The Ithaca College administration is expanding its resources to aid more cases of students at risk.
The Assisting Students at Risk initiative, housed in the Office of Student Affairs and Campus Life, was founded in 2008 and is entering a new phase with the initiation of a behavioral intervention team led by caseworker and new hire Christina McMahon, who began her work at the college Jan. 26. This team will include key representatives across campus who will meet regularly to discuss and implement strategies dealing with individual situations, fighting mental health stigma on campus and improving campus communications.
Rory Rothman, senior associate vice president for student affairs and campus life, said the ASR began in 2008 to make the process of supporting students at risk more comprehensive.
“The idea was to create this office as a central place to be able to share information from community members from the students, faculty and staff who have concerns about a student … and for this office, in turn, to be able to do some outreach to see if that’s an isolated situation or more of a pattern of behavior and to identify the most strategic intervention strategies,” Rothman said.
Rothman said McMahon’s position will provide an important addition to the ASR because she will now be handling the reports as well as leading the behavioral intervention team.
“Ultimately there will be a lot coming out of this area in terms of more intervention and interaction with students, more education and outreach programs and the work of the Behavioral Intervention Team,” he said. “So that person has to establish relationships with all the key constituents on campus to grow the program over time.”
McMahon said she was excited to begin her new role as case manager in the Office of Student Affairs and Campus Life.
“With my background in psychiatric social work, I hope to be an especially strong advocate and ally for those students who may be struggling with mental health issues,” she said. “I want students at risk to engage in a partnership with me and feel comfortable processing any stressors or barriers that may be negatively infringing upon their student experience.”

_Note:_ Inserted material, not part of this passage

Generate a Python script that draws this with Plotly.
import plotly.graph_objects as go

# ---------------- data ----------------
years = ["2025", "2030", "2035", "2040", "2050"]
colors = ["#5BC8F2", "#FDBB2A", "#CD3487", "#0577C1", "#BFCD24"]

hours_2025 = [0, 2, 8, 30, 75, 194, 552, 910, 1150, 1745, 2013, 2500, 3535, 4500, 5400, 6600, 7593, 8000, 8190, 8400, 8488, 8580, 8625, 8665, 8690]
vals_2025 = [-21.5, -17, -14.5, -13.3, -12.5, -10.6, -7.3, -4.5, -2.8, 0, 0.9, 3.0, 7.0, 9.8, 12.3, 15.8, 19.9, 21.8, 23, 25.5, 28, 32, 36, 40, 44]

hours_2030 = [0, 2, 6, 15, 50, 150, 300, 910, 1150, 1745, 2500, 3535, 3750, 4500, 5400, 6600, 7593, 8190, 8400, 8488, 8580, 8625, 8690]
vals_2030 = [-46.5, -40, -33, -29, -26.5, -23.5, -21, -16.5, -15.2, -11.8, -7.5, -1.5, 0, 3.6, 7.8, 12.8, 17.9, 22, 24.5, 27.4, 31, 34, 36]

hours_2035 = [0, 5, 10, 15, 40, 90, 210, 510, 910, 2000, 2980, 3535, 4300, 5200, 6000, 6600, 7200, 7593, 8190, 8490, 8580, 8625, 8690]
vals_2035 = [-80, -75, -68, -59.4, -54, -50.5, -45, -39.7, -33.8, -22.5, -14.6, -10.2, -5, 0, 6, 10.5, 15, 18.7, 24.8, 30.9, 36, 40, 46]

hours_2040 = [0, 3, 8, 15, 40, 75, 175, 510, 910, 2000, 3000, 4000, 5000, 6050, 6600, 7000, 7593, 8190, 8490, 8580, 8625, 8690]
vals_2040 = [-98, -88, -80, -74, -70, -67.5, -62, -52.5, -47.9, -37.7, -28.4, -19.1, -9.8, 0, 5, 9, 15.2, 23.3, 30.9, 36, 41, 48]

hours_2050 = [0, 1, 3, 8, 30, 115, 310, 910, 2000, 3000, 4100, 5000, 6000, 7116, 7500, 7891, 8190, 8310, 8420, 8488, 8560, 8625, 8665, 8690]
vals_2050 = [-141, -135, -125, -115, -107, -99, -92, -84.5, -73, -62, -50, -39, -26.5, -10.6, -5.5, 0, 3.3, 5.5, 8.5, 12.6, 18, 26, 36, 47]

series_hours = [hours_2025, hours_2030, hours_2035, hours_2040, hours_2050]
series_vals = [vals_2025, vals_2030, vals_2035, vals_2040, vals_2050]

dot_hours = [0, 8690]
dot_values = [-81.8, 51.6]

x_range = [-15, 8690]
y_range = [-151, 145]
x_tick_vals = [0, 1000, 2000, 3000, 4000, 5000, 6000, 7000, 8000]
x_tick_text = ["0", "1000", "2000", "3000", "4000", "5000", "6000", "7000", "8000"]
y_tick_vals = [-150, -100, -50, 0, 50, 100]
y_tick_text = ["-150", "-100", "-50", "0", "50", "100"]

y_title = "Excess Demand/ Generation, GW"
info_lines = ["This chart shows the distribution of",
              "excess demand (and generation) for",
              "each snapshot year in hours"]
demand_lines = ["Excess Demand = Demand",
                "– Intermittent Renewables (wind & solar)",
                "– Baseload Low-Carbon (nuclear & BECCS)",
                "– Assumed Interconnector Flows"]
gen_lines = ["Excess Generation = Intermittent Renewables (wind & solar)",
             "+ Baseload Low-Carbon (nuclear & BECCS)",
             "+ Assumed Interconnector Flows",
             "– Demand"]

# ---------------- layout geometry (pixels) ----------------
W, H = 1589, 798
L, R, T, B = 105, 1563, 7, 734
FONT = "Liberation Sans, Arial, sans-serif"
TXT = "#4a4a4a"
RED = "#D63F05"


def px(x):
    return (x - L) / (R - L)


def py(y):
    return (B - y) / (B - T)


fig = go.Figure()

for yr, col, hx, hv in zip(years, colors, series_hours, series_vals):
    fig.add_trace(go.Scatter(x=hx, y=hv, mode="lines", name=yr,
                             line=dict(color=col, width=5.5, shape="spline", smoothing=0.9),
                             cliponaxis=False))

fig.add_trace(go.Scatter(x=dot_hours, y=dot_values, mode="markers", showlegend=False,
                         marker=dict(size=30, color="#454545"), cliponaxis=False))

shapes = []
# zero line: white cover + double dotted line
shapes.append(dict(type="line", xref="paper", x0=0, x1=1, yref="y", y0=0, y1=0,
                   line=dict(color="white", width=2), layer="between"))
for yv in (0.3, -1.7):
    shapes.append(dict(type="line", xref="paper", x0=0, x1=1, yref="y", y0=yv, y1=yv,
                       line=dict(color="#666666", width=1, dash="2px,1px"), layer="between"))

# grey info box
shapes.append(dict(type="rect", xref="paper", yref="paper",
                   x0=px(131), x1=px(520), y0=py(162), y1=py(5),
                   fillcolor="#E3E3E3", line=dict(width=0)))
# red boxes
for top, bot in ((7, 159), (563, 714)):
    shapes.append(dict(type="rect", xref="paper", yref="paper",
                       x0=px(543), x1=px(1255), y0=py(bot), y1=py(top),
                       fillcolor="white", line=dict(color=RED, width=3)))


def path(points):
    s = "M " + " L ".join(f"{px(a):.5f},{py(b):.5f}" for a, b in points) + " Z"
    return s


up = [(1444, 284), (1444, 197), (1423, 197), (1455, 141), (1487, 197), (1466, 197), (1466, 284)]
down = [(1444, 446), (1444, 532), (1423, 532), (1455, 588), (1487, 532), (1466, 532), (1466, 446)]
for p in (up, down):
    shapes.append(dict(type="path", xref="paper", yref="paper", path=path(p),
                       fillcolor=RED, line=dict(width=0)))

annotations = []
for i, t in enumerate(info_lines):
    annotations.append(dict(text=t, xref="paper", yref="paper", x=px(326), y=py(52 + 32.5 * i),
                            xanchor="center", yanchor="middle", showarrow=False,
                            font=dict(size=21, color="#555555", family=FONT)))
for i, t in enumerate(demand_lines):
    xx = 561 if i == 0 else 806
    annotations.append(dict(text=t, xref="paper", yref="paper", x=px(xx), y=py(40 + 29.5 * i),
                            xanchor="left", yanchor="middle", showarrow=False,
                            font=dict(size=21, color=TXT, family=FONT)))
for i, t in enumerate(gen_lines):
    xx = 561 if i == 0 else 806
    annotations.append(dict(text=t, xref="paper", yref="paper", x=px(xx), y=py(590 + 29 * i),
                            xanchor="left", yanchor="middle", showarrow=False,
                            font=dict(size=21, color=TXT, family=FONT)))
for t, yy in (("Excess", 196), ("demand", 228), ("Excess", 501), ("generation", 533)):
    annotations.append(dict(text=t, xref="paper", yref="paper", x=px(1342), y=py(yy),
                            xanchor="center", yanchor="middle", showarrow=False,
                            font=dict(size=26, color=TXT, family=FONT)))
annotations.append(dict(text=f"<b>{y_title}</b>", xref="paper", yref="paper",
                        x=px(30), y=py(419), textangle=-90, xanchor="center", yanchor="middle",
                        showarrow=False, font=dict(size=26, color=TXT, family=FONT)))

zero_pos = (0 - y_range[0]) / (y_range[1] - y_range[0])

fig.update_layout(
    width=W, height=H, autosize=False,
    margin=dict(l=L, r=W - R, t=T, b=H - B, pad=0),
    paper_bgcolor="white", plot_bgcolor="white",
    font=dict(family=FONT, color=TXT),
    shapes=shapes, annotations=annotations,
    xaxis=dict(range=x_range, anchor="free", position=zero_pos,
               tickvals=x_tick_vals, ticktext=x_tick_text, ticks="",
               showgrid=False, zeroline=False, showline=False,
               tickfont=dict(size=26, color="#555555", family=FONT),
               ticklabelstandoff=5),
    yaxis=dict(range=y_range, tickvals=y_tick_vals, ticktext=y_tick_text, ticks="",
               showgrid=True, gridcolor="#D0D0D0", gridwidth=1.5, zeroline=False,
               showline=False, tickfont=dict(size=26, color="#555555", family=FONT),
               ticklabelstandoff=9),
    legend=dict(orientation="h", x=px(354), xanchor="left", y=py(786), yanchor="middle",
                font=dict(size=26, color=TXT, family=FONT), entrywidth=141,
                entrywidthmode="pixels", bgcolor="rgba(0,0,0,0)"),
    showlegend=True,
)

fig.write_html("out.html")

An intervention situation begins when Rothman’s office receives a report, often from faculty saying a student has missed class or expressed distress. After receiving the facts, the office gathers information from the residence director and Office of Public Safety and Emergency Management records and will look to a person who has a relationship with the student, most often an RD but sometimes a faculty member or adviser, to check in with the student and report back to the office.
Deborah Harper, director of the Center for Counseling, Health and Wellness, addressed the possibility of students feeling an invasion of privacy and said though there may be some students who feel their personal lives are none of the school’s business, from her understanding most students appreciated the gesture.

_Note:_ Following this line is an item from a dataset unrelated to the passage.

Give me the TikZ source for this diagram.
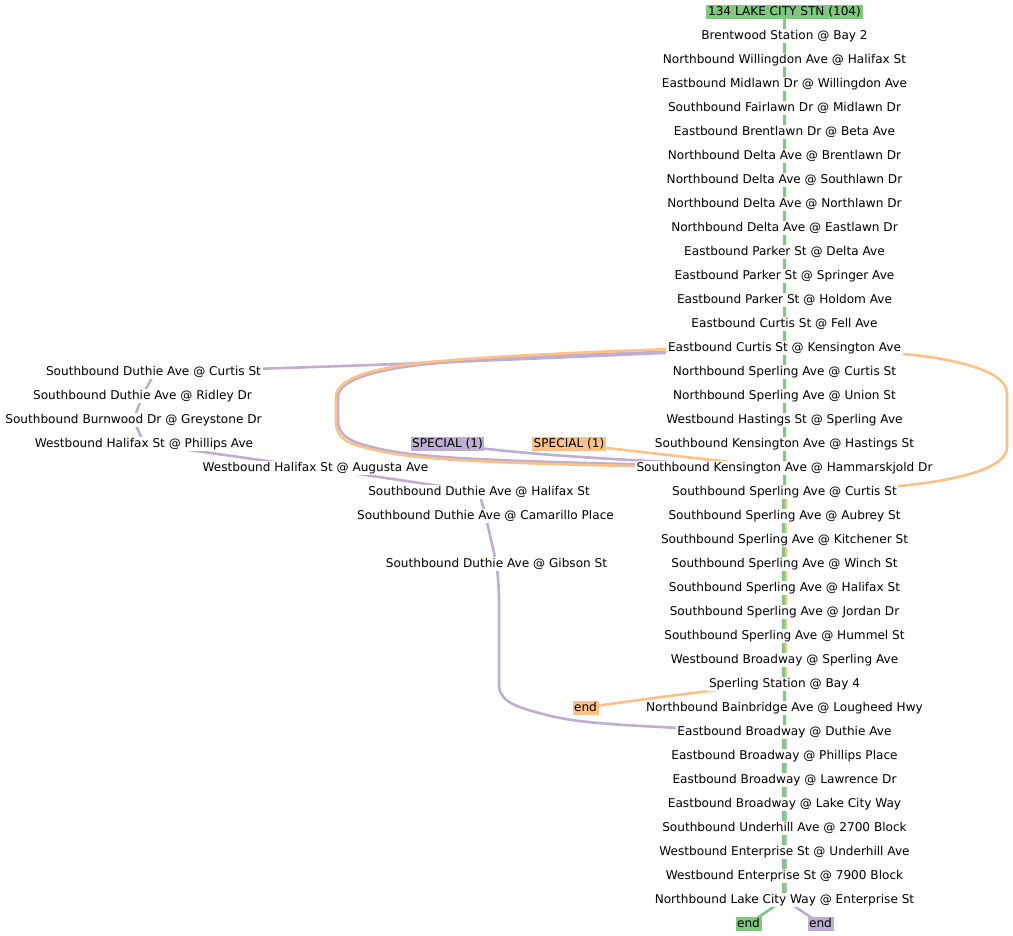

“I don’t think the feedback that I’m hearing is that students don’t like this or feel intruded on, but they feel like someone cares,” Harper said.
Harper said the expansion of the initiative was important in keeping up with best practices nationwide, which now include a team that meets on a regular basis and having a dedicated case manager.

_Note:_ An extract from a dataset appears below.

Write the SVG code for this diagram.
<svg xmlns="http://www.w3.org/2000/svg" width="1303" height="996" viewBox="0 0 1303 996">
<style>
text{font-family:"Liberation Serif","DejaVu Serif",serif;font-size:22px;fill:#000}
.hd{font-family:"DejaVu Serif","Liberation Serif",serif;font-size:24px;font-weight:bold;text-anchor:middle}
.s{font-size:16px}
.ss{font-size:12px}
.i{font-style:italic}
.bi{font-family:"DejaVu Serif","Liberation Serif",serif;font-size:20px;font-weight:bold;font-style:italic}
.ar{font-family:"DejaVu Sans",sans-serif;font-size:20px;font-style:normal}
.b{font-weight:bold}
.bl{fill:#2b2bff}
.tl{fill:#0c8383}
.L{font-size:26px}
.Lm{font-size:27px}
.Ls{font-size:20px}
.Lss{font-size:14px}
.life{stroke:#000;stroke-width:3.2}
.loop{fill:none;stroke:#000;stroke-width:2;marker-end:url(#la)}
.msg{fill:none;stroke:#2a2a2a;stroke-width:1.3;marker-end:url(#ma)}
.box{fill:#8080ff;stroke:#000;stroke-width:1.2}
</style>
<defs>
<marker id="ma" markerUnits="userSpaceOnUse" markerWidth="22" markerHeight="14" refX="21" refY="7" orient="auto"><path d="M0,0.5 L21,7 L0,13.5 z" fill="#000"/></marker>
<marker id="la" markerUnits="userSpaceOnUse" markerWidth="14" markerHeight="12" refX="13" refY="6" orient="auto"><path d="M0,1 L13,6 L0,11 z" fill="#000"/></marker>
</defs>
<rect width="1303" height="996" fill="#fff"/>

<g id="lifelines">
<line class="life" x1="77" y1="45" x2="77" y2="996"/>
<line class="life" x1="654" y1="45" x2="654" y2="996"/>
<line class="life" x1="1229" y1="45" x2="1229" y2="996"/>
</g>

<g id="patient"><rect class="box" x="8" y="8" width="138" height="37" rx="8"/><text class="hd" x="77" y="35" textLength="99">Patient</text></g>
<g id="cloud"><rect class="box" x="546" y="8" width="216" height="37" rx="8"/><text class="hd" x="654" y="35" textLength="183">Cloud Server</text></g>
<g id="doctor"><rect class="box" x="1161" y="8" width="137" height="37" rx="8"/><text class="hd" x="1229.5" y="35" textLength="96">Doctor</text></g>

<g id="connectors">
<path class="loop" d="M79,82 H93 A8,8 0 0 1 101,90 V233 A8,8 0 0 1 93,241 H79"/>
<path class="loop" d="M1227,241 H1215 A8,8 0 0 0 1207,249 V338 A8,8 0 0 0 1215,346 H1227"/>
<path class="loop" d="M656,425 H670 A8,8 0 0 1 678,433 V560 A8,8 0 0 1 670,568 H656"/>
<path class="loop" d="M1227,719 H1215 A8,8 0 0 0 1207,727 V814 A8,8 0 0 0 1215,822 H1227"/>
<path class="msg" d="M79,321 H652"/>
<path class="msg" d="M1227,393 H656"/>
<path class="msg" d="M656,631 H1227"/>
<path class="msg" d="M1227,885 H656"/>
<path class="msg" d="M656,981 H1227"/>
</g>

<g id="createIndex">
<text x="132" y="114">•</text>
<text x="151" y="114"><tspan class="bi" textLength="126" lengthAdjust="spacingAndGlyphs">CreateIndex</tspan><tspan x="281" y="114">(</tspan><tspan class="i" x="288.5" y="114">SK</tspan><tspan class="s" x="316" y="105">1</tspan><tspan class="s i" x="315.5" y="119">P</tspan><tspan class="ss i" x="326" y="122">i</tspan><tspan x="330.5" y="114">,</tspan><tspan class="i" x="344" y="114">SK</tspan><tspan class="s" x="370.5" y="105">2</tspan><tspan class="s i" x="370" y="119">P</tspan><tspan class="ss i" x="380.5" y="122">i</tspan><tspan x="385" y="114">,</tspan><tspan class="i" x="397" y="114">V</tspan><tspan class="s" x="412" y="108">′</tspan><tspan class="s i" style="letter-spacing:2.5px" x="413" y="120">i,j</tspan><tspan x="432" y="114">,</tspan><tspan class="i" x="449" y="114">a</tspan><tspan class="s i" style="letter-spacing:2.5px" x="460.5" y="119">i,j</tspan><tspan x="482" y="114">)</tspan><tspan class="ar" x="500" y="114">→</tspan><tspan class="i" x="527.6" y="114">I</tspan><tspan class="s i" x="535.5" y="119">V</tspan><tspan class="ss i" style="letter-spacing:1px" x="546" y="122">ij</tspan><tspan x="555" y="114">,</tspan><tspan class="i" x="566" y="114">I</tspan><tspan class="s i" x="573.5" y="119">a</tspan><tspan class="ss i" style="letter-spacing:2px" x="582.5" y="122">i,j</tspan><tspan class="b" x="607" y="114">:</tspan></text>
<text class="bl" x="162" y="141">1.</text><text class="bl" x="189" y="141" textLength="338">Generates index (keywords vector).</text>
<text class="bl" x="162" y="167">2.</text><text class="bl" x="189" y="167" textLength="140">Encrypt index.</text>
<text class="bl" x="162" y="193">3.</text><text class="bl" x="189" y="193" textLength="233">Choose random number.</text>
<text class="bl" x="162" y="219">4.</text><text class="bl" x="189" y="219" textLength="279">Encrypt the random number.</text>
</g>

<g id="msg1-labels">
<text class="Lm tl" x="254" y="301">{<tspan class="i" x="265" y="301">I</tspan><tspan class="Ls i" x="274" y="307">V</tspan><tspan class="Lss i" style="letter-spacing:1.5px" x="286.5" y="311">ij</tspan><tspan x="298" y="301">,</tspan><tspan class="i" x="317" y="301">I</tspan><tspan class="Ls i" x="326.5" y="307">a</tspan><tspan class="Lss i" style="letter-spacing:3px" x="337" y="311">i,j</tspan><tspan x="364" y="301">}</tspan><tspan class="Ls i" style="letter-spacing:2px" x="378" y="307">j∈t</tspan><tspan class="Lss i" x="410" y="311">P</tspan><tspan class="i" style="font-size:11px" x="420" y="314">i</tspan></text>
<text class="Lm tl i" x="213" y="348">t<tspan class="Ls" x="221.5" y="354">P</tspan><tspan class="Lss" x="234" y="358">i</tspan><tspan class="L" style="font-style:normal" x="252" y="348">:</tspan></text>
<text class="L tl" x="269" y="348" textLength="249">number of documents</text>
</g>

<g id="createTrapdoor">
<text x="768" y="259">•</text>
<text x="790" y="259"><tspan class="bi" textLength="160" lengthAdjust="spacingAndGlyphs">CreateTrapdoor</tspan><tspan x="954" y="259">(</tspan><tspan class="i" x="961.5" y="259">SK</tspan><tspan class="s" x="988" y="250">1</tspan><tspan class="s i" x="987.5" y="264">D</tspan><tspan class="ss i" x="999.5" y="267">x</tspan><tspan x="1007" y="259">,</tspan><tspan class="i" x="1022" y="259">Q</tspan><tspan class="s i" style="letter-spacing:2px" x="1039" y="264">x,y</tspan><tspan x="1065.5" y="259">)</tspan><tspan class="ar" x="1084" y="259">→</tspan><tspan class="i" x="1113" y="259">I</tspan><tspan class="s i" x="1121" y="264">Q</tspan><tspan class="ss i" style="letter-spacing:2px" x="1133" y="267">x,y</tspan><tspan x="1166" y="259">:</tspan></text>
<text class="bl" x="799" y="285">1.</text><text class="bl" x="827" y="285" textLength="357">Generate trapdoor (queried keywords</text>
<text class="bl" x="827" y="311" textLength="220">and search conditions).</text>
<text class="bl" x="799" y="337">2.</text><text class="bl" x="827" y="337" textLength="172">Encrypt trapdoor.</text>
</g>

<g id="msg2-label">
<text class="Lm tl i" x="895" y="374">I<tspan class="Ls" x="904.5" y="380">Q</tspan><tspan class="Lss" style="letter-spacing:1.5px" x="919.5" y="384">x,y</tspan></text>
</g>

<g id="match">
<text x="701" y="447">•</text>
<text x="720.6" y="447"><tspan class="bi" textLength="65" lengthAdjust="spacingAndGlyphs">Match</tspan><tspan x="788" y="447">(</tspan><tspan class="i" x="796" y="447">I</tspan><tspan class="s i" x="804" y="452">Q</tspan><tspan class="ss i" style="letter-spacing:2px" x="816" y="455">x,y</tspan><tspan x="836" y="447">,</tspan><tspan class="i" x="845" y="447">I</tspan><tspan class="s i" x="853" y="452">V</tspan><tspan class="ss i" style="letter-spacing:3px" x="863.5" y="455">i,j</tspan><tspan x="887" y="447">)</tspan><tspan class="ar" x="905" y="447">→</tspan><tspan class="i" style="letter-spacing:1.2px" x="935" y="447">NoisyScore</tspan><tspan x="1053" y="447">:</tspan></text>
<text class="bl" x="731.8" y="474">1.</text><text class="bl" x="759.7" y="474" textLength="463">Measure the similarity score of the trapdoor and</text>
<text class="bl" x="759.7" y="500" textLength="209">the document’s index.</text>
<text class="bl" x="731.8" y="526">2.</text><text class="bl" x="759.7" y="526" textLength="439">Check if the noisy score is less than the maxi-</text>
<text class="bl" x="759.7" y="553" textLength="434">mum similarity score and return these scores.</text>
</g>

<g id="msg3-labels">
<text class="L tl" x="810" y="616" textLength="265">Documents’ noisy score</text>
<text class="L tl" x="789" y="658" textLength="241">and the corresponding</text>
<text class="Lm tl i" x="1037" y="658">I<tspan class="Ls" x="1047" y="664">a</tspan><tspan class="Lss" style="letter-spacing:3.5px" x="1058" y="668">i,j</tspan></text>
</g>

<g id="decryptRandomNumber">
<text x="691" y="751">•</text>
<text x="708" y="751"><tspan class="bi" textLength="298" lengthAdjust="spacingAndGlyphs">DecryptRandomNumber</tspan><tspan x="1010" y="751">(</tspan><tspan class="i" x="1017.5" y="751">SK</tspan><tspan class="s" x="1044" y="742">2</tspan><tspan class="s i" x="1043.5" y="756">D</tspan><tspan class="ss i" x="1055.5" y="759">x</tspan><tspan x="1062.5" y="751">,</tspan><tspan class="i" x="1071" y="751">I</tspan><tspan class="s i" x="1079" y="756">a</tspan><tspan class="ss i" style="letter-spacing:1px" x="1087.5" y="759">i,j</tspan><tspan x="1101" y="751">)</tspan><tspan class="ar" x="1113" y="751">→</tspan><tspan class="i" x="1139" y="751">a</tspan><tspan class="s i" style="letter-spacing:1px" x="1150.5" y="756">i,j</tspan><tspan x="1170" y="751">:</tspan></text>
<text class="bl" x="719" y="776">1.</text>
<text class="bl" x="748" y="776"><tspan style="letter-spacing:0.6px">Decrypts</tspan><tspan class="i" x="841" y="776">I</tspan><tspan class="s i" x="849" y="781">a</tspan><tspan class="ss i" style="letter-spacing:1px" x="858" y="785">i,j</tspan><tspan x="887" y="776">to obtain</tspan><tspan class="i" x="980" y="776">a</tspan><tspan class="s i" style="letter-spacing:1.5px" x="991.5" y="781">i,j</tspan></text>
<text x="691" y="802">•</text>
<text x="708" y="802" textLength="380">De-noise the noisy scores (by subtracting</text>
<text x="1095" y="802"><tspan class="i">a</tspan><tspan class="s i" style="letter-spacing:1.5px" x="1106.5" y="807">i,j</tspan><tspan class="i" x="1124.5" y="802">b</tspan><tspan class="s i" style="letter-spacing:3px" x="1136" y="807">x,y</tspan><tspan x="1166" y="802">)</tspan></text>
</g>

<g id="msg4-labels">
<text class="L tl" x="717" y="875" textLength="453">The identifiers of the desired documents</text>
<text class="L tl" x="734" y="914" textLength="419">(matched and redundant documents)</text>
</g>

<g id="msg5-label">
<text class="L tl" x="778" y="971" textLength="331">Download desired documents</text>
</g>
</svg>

“Over the years you realize how much support is needed,” Harper said. “The population is changing — needs are greater. People feel more anxious and want to get help. The institution wants to provide the resources for students to be able to be successful and stay here.”
Recently, the Center for Counseling and Psychological Services posted a syllabus insert about mental health in support of the ASR initiative to Intercom that was subsequently updated to include a section about sexual assault. Harper said after a faculty member reached out to the ASR initiative with questions about what to do in cases of sexual assault, the team decided to update the insert with specifications about this scenario.
“What’s coming along now is a lot of attention to Title IX,” Harper said. “Is there information and education in the college community around resources if you’re sexually assaulted? So I think it’s kind of fresh on people’s minds. To say that we’re a confidential reporting place is not new, but in the climate where people are talking about who do you report sexual assault to, it probably is a good thing to emphasize that this is confidential.”
McMahon said the ASR plays an important role in supporting students in need of resources.
“The assisting students at risk initiative truly empowers the entire campus community to take notice of those students who are struggling, whether it be academically, socially or emotionally, and access that student immediate help,” she said.